- **GOAL**: Out of the lines below, please list those that hold the string "page".

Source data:
···

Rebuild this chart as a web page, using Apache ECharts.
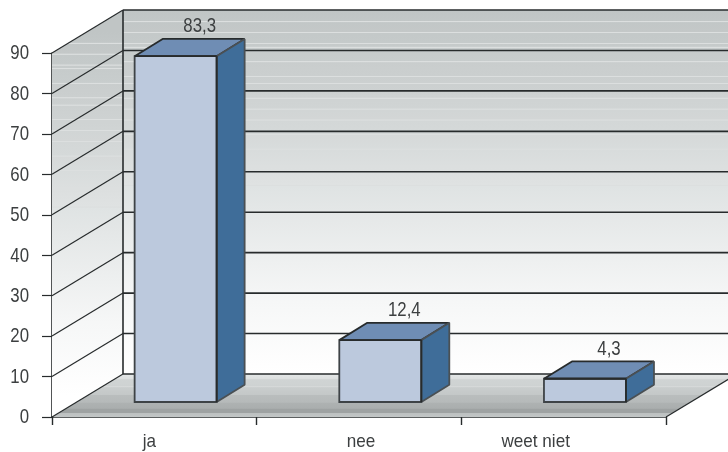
<!DOCTYPE html>
<html>
<head>
<meta charset="utf-8">
<style>html,body{margin:0;padding:0;background:#fff}#main{width:728px;height:452px}</style>
<script src="https://cdn.jsdelivr.net/npm/echarts@6/dist/echarts.min.js"></script>
</head>
<body>
<div id="main"></div>
<script>
const categories = ['ja', 'nee', 'weet niet']
// printed above the bars
const barLabels = ['83,3', '12,4', '4,3']
// bar tops as they stand against the axis in the picture (they sit a bit above the printed numbers)
const barHeights = [85.5, 15.3, 5.75]
const yTicks = [0, 10, 20, 30, 40, 50, 60, 70, 80, 90]

const font = '"Liberation Sans", sans-serif'
const ink = '#272b2c'
const textColor = '#3c3f40'
const depthX = 71, depthY = 43
const barW = 82, barDX = 28, barDY = 17.3
const barShiftX = 21.3, barShiftY = 15
const labelShift = { ja: -5, nee: 2, 'weet niet': -28 }

// hard stops, the original has thin light streaks in its blend
function streaked(base, streaks, light) {
	const stops = []
	base.forEach(s => stops.push(s))
	streaks.forEach(o => {
		stops.push({ offset: o, color: null }, { offset: o + 0.0015, color: light }, { offset: o + 0.003, color: light }, { offset: o + 0.0045, color: null })
	})
	stops.sort((a, b) => a.offset - b.offset)
	const at = o => {
		for (let i = 0; i < base.length - 1; i++) {
			if (o <= base[i + 1].offset) {
				const t = (o - base[i].offset) / (base[i + 1].offset - base[i].offset)
				return echarts.color.lerp(t, [base[i].color, base[i + 1].color])
			}
		}
		return base[base.length - 1].color
	}
	return stops.map(s => ({ offset: s.offset, color: s.color || at(s.offset) }))
}

const wallStops = streaked([
	{ offset: 0, color: '#c0c5c5' },
	{ offset: 0.25, color: '#cfd3d3' },
	{ offset: 0.55, color: '#e4e7e7' },
	{ offset: 0.8, color: '#f6f7f7' },
	{ offset: 1, color: '#ffffff' }
], [0.03, 0.06, 0.09, 0.1, 0.14, 0.18, 0.2, 0.24, 0.27, 0.3, 0.34, 0.38, 0.43, 0.48], '#dcdfdf')

const floorStops = [
	{ offset: 0, color: '#e4e7e7' },
	{ offset: 0.12, color: '#dcdfdf' },
	{ offset: 0.13, color: '#d0d4d4' },
	{ offset: 0.27, color: '#ced2d2' },
	{ offset: 0.28, color: '#dadddd' },
	{ offset: 0.32, color: '#c9cdcd' },
	{ offset: 0.48, color: '#c4c8c8' },
	{ offset: 0.49, color: '#b9bdbd' },
	{ offset: 0.66, color: '#b6baba' },
	{ offset: 0.67, color: '#aeb2b2' },
	{ offset: 0.8, color: '#aaaeae' },
	{ offset: 0.81, color: '#9ea2a2' },
	{ offset: 0.9, color: '#9ea2a2' },
	{ offset: 0.91, color: '#bcc0c0' },
	{ offset: 1, color: '#c2c6c6' }
]

const fill = (y0, y1, colorStops) => ({ type: 'linear', x: 0, y: y0, x2: 0, y2: y1, global: true, colorStops })

function condensed(text, x, y, size, scaleX, align) {
	return { type: 'text', x, y, scaleX, style: { text, font: size + 'px ' + font, fill: textColor, align, verticalAlign: 'middle' } }
}

function renderBox(params, api) {
	const r = params.coordSys
	const x0 = r.x, x1 = r.x + r.width
	const y0 = api.coord([0, 0])[1], y9 = api.coord([0, 90])[1]
	const children = [
		{ type: 'polygon', shape: { points: [[x0 + depthX, y9 - depthY], [x1 + depthX, y9 - depthY], [x1 + depthX, y0 - depthY], [x0 + depthX, y0 - depthY]] }, style: { fill: fill(y9 - depthY, y0 - depthY, wallStops) } },
		{ type: 'polygon', shape: { points: [[x0, y9], [x0 + depthX, y9 - depthY], [x0 + depthX, y0 - depthY], [x0, y0]] }, style: { fill: fill(y9 - depthY / 2, y0 - depthY / 2, wallStops) } },
		{ type: 'polygon', shape: { points: [[x0, y0], [x0 + depthX, y0 - depthY], [x1 + depthX, y0 - depthY], [x1, y0]] }, style: { fill: fill(y0 - depthY, y0, floorStops) } }
	]
	yTicks.forEach(v => {
		const y = api.coord([0, v])[1]
		children.push({ type: 'line', shape: { x1: x0, y1: y, x2: x0 + depthX, y2: y - depthY }, style: { stroke: ink, lineWidth: 1.2 } })
		children.push({ type: 'line', shape: { x1: x0 + depthX, y1: y - depthY, x2: x1 + depthX, y2: y - depthY }, style: { stroke: ink, lineWidth: 1.6 } })
		children.push(condensed(String(v), 29, y + 0.5, 21, 0.8, 'right'))
	})
	children.push({ type: 'line', shape: { x1: x0 + depthX, y1: y9 - depthY, x2: x0 + depthX, y2: y0 - depthY }, style: { stroke: ink, lineWidth: 1.6 } })
	children.push({ type: 'line', shape: { x1: x1, y1: y0, x2: x1 + depthX, y2: y0 - depthY }, style: { stroke: ink, lineWidth: 1.2 } })
	categories.forEach((c, i) => {
		children.push(condensed(c, api.coord([i, 0])[0] + labelShift[c], 442, 19, 0.9, 'center'))
	})
	return { type: 'group', children }
}

function renderBar(params, api) {
	const p = api.coord([api.value(0), api.value(1)])
	const base = api.coord([api.value(0), 0])
	const l = p[0] + barShiftX - barW / 2, r = l + barW
	const t = p[1] - barShiftY, b = base[1] - barShiftY
	const edge = { stroke: ink, lineWidth: 1.8, lineJoin: 'bevel' }
	return {
		type: 'group',
		children: [
			{ type: 'polygon', shape: { points: [[l, t], [l + barDX, t - barDY], [r + barDX, t - barDY], [r, t]] }, style: Object.assign({ fill: '#6f8db4' }, edge) },
			{ type: 'polygon', shape: { points: [[r, t], [r + barDX, t - barDY], [r + barDX, b - barDY], [r, b]] }, style: { fill: '#3f6d99', stroke: '#4a5054', lineWidth: 1.8, lineJoin: 'bevel' } },
			{ type: 'rect', shape: { x: l, y: t, width: barW, height: b - t }, style: { fill: '#bcc9dd', stroke: '#3e4346', lineWidth: 1.8 } },
			{ type: 'line', shape: { x1: l, y1: t, x2: r, y2: t }, style: edge },
			{ type: 'line', shape: { x1: r, y1: t, x2: r, y2: b }, style: edge },
			condensed(barLabels[params.dataIndex], (l + r) / 2 + 24, t - barDY - 12, 20, 0.84, 'center')
		]
	}
}

const chart = echarts.init(document.getElementById('main'), null, { renderer: 'canvas' })
chart.setOption({
	animation: false,
	backgroundColor: '#fff',
	grid: { left: 52, right: 62, top: 53, bottom: 35 },
	xAxis: {
		type: 'category',
		data: categories,
		boundaryGap: true,
		axisLine: { lineStyle: { color: ink, width: 1.6 } },
		axisTick: { show: true, length: 8, lineStyle: { color: ink, width: 1.4 } },
		axisLabel: { show: false }
	},
	yAxis: {
		type: 'value',
		min: 0, max: 90, interval: 10,
		axisLine: { show: true, lineStyle: { color: ink, width: 1.6 } },
		axisTick: { show: true, length: 10, lineStyle: { color: ink, width: 1.2 } },
		axisLabel: { show: false },
		splitLine: { show: false }
	},
	series: [
		{ type: 'custom', renderItem: renderBox, data: [[0, 0]], silent: true, clip: false, z: 1 },
		{ type: 'custom', renderItem: renderBar, data: barHeights.map((v, i) => [i, v]), clip: false, z: 3 }
	]
})
</script>
</body>
</html>
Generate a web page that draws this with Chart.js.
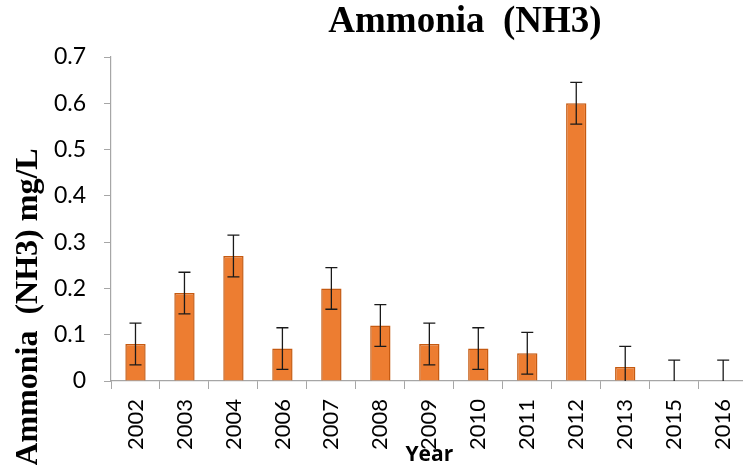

···

- **WRITTEN SOLUTION**:
Rebuild this chart as a web page, using Apache ECharts.
Generate a web page that draws this with Chart.js.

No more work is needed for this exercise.